Nanoimprint lithography-directed self-assembly of bimetallic Iron–M (M=Palladium, Platinum) complexes for magnetic patterning

Abstract

Self-assembly of d8 metal polypyridine systems is a well-established approach for the creation of 1D organometallic assemblies but there are still challenges for the large-scale construction of nanostructured patterns from these building blocks. We describe herein the use of high-throughput nanoimprint lithography (NIL) to direct the self-assembly of the bimetallic complexes [4′-ferrocenyl-(2,2′:6′,2′′-terpyridine)M(OAc)]+(OAc)− (M=Pd or Pt; OAc=acetate). Uniform nanorods are fabricated from the molecular self-organization and evidenced by morphological characterization.
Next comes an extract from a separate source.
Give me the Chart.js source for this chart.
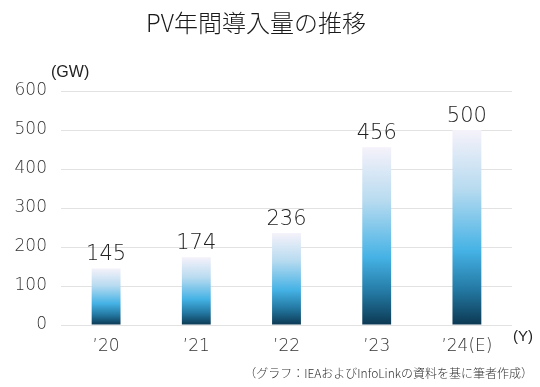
<!DOCTYPE html>
<html><head><meta charset="utf-8">
<script src="https://cdn.jsdelivr.net/npm/chart.js@4"></script>
<style>html,body{margin:0;padding:0;background:#fff}#wrap{position:relative;width:540px;height:387px}</style>
</head><body><div id="wrap"><canvas id="c" width="540" height="387"></canvas></div>
<script>
const categories = ["’20", "’21", "’22", "’23", "’24(E)"];
const values = [145, 174, 236, 456, 500];
const yTicks = [0, 100, 200, 300, 400, 500, 600];
const titleText = "PV年間導入量の推移";
const yUnit = "(GW)";
const xUnit = "(Y)";
const noteText = "（グラフ：IEAおよびInfoLinkの資料を基に筆者作成）";

const numFont = "'DejaVu Sans', sans-serif";
const jpFont = "'Noto Sans CJK JP', sans-serif";

function barGradient(ctx) {
  const chart = ctx.chart;
  if (!chart.chartArea || ctx.raw == null) return '#46b3e6';
  const y = chart.scales.y;
  const top = y.getPixelForValue(ctx.raw);
  const bot = y.getPixelForValue(0);
  const g = chart.ctx.createLinearGradient(0, top, 0, bot);
  g.addColorStop(0, '#f5f2fa');
  g.addColorStop(0.3, '#b8dbf0');
  g.addColorStop(0.62, '#45b2e5');
  g.addColorStop(0.82, '#2378a2');
  g.addColorStop(1, '#0c3852');
  return g;
}

const textPlugin = {
  id: 'texts',
  afterDraw(chart) {
    const c = chart.ctx;
    c.save();
    c.fillStyle = '#1a1a1a';
    c.font = "300 24px " + jpFont;
    c.textAlign = 'center';
    c.textBaseline = 'middle';
    c.fillText(titleText, 256, 23);
    c.fillStyle = '#222';
    c.font = "16px 'Liberation Sans', sans-serif";
    c.textAlign = 'left';
    c.fillText(yUnit, 51, 73);
    c.font = "15px 'Liberation Sans', sans-serif";
    c.fillText(xUnit, 513, 337);
    c.fillStyle = '#333';
    c.font = "300 12px " + jpFont;
    c.textAlign = 'right';
    c.fillText(noteText, 533, 373);
    const meta = chart.getDatasetMeta(0);
    c.fillStyle = '#222';
    c.font = "200 21px " + numFont;
    c.textAlign = 'center';
    c.textBaseline = 'alphabetic';
    meta.data.forEach((bar, i) => {
      c.fillText(String(values[i]), bar.x, bar.y - 8);
    });
    c.restore();
  }
};

new Chart(document.getElementById('c'), {
  type: 'bar',
  data: {
    labels: categories,
    datasets: [{
      data: values,
      backgroundColor: barGradient,
      borderWidth: 0,
      categoryPercentage: 1,
      barPercentage: 0.32
    }]
  },
  options: {
    responsive: false,
    devicePixelRatio: 1,
    animation: false,
    layout: { padding: { top: 91, left: 0, right: 28, bottom: 0 } },
    plugins: { legend: { display: false }, title: { display: false }, tooltip: { enabled: false } },
    scales: {
      x: {
        grid: { display: false, drawTicks: false },
        border: { display: false },
        ticks: { color: '#333', font: { family: numFont, size: 17, weight: 200 }, padding: 11, maxRotation: 0, autoSkip: false },
        afterFit(s) { s.height = 62; }
      },
      y: {
        min: 0, max: 600,
        afterBuildTicks(s) { s.ticks = yTicks.map(v => ({ value: v })); },
        grid: { color: '#e2e2e2', lineWidth: 1, drawTicks: false },
        border: { display: false },
        ticks: { color: '#333', font: { family: numFont, size: 17, weight: 200 }, padding: 14 },
        afterFit(s) { s.width = 61; }
      }
    }
  },
  plugins: [textPlugin]
});
</script>
</body></html>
More importantly, when top-down NIL is coupled with the bottom-up self-assembly of the organometallic building blocks, regular arrays of nanorods can be accessed and the patterns can be controlled by changing the lithographic stamp, where the mold imposes a confinement effect on the nanorod growth. In addition, patterns consisting of the products formed after pyrolysis are studied. The resulting arrays of ferromagnetic FeM alloy nanorods suggest promising potential for the scalable production of ordered magnetic arrays and fabrication of magnetic bit-patterned media.